"How's it going, my lad!" asked his officer, who came to visit the aid post.
"Well, sir," he answered, "it's rather hotter than the last place, except for direct hits."
He laughed "like anything" again when a shell came through the kitchen and smashed up the stove, and failed to kill an old lady, already covered with bruises but very talkative. He laughed again when they had to pack up traps in a hurry, with the stiff body of a small dead child on the top of the kit and a barrage down the street.
"This is the funniest old show I ever did see," was the comment of the boy from Wessex, and certainly, when one comes to think of it, it is a funny thing that such things should happen in this civilized world of ours and in this Christian age. But the boy from Wessex, and others like him, did not let their sense of humour get the better of their pity or their work of rescue. They crawled out and dragged in the bodies of dead or wounded people.

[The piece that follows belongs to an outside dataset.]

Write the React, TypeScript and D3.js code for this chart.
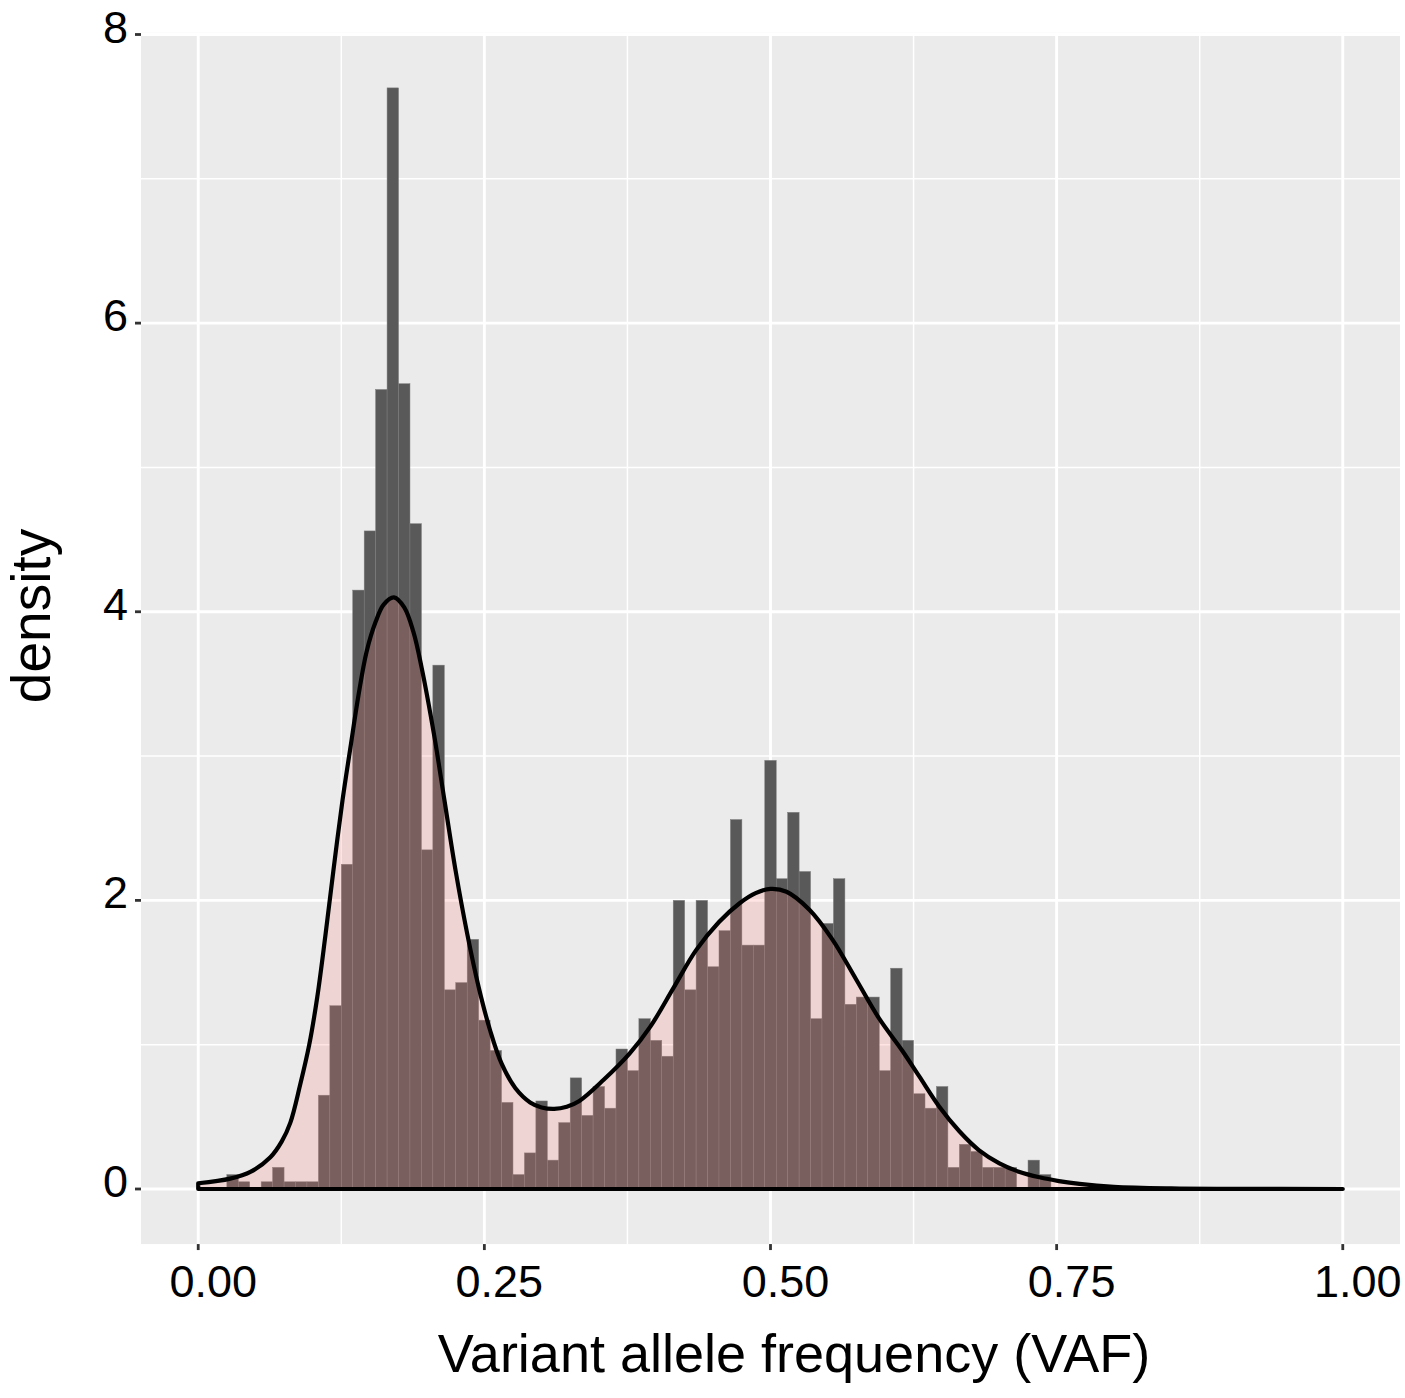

Down below in the cellars was a crowd of poor people, mostly women and girls, and when the shell-fire was at its height their wailing and their prayers were rather troublesome to the Wessex boy and his comrades upstairs bandaging the wounded. The R.A.M.C. men, at most deadly risk to themselves, managed to clear most of the cellars, carrying out the people on shutters, and taking them away in ambulances to hospitals. To one of these casualty clearing-stations was brought a boy of nineteen, who had been gassed. He was a life-long paralytic and wizened like an old man, and deaf and dumb. Nobody knew where he had come from or to whom he belonged, but he had one creature faithful to him. It was a small dog, who came on the stretcher with him, sitting on his chest. It watched close to him when he lay in the hospital, and went away with him, sitting on his chest again, when he was sent farther away to another clearing-station. This dog's fidelity to the paralysed boy, who was deaf and dumb and gassed, seems to men who have seen many sights of war and this agony in Armentières the most pitiful thing they know.
Yesterday, apart from the knocking of anti-aircraft guns and the drone of our planes, it was all quiet there, and I walked through the silent streets over the broken bricks and glass, and was startled by the utter death of the town. For this quietude and ruin of a place that one has seen full of life gives one a sinister sensation, and one is frightened by one's loneliness.